Here is my belief. The Cross is our Stoning experience. Christ on the Cross took the stones and the fire as nails and a crown of thorns, and the heap of stones raise to remind us that Christ is our propitiation of sin is the Cross. Behind the Grace of the Cross is a loving and jealous God and I hope we never fail to recognize the severity of our sin ('so the anger of the Lord burned against Israel' Joshua 7:1).

The story may or may not be about what is our 'bag of gold hidden in out tent', but here is a thought: every sin we commit against our Father God is worthy of justice, a fate spared us by the Cross. God has an image in our mind of a caring father, but if we believe that about God, we have to take God in His entirety, and that includes a God that burns with anger when we sin against Him.

Don't Abuse Grace. Don't fail to recognize the severity of sin. Don't forget the sacrifice at the Cross.

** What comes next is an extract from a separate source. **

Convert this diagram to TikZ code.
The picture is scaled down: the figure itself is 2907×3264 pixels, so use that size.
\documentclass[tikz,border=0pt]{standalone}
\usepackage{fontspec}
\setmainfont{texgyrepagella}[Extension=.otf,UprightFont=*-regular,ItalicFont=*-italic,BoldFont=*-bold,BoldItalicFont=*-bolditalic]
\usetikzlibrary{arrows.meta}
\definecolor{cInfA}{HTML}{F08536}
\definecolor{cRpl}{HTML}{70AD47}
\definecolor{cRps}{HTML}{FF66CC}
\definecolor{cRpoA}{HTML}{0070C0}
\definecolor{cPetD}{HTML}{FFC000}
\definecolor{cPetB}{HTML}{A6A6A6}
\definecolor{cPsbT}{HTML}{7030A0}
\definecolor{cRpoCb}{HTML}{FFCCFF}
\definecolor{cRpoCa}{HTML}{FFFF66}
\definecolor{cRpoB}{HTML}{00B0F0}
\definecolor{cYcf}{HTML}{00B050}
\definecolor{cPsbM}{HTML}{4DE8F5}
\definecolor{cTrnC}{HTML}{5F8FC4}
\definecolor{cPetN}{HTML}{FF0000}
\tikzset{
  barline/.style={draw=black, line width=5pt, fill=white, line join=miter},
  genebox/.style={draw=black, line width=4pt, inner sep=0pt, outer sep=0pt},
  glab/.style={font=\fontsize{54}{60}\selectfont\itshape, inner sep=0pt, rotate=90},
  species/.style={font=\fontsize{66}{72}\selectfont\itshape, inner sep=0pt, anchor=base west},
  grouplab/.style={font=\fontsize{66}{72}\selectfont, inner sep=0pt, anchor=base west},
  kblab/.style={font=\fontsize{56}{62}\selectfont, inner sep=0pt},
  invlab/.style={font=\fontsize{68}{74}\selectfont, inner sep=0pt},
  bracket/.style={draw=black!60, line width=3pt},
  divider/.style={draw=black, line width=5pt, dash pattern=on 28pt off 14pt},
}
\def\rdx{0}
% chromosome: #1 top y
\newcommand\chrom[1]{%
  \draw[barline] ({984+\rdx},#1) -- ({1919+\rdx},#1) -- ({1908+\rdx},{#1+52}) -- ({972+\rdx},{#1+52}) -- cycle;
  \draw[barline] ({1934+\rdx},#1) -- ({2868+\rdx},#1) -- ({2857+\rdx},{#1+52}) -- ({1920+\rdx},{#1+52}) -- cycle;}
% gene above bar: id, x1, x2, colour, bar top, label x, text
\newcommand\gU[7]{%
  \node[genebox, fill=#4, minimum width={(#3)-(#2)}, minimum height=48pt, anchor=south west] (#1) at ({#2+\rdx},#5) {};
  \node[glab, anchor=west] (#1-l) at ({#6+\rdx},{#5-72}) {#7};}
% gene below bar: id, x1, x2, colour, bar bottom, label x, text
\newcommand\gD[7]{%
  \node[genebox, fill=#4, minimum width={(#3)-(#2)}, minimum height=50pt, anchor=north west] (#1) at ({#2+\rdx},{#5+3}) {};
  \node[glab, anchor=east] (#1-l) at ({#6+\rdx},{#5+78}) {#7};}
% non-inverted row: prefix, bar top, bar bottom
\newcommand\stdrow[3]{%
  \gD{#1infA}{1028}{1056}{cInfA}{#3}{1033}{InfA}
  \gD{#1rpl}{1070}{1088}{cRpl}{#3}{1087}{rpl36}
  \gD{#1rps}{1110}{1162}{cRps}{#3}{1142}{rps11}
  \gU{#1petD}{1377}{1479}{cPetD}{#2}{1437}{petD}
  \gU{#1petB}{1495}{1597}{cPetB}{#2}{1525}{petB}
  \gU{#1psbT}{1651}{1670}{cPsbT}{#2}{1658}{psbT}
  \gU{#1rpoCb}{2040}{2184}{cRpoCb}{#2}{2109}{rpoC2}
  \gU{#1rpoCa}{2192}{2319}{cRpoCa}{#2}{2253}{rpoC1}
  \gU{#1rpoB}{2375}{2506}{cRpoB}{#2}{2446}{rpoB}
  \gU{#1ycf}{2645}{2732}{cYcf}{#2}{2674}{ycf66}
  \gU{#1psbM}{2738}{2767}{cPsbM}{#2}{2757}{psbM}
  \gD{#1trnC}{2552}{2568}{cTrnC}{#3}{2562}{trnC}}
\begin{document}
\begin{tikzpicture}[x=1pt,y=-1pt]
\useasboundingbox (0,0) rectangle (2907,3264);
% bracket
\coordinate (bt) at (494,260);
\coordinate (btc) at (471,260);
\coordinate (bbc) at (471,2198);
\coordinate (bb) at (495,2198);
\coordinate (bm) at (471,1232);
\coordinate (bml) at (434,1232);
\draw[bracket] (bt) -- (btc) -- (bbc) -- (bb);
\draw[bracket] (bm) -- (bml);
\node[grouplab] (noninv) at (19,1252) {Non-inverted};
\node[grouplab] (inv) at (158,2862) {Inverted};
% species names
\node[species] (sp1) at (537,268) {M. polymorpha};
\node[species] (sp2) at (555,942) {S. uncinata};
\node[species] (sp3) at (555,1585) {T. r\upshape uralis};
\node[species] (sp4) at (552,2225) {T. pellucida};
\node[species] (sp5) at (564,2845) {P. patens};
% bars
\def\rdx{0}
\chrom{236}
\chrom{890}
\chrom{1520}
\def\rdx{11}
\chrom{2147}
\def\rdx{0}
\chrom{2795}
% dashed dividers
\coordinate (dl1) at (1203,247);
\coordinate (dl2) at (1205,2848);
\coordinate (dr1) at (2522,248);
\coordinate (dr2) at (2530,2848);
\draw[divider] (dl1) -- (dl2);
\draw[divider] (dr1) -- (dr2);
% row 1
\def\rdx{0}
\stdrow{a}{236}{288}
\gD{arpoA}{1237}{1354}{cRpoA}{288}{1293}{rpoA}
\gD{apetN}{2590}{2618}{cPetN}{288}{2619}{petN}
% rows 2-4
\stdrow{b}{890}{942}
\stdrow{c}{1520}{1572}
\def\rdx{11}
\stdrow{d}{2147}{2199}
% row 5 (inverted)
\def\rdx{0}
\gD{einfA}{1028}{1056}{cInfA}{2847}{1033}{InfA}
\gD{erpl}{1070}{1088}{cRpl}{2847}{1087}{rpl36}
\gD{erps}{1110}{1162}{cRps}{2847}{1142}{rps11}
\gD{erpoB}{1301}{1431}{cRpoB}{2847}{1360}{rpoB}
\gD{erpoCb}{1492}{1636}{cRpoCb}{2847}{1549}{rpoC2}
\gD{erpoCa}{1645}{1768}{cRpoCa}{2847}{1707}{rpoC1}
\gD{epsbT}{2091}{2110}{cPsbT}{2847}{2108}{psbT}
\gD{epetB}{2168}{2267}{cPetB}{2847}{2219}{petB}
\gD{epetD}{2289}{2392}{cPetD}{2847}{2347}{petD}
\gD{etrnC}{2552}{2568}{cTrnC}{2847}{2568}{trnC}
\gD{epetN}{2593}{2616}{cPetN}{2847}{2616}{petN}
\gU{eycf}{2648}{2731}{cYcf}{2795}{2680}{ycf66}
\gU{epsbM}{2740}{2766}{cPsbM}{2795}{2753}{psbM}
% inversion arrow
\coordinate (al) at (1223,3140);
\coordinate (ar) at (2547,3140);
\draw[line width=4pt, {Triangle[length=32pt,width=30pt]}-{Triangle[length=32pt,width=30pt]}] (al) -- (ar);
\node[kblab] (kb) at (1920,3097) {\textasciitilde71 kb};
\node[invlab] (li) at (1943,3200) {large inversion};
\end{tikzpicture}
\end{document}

Thursday, September 24, 2009

if only we all searched our hearts according to these thoughts...

an excerpt
The Problem of Pain by C.S. Lewis
Chapter 6, Human Pain

"My own experience is something like this. I am progressing along the path of life in my ordinary contentedly fallen and godless condition, absorbed in a merry meeting ith my friends for the morrow or a bit of work that tickles my vanity today, a holiday or a new book, when suddenly a stab of abdominal pain that threatens serious disease, or a headline in the newspapers that threatens us all with destruction, sends this whole pack of cards tumbling down. At first I am overwhelmed, and all my little happinesess look like broken toys. Then, slowly and reluctantly, bit by bit, I try to bring myself into the frame of mind that I should be in all times. I remind myself that all these toys were never intended to possess my heart, that my true good is in another world and my only real treasure is Christ. And perhaps, by God's grace, I succeed, and for a day or two become a creature consciously dependent on God and drawing its strength from the right sources. But the moment the threat is withdrawn, my whole nature leaps back to the toys: I am even anxious, God forgive me, to banish from my mind the only thing that supported me under the threat because it is now associated with the misery of those few days. Thus the terrible necessity of tribulation is only too clear. God has had me for but forty-eight hours and then only by dint of taking everything else away from me. Let Him but sheathe that sword for a moment and I behave like a puppy when the hated bath is over- I shake myself as dry as I can and race off to reacquire my comfortable dirtiness, if not in the nearest manure heap, at least in the nearest flower bed. And that is why tribulations cannot cease until God either sees us remade or sees that our remaking is now hopeless."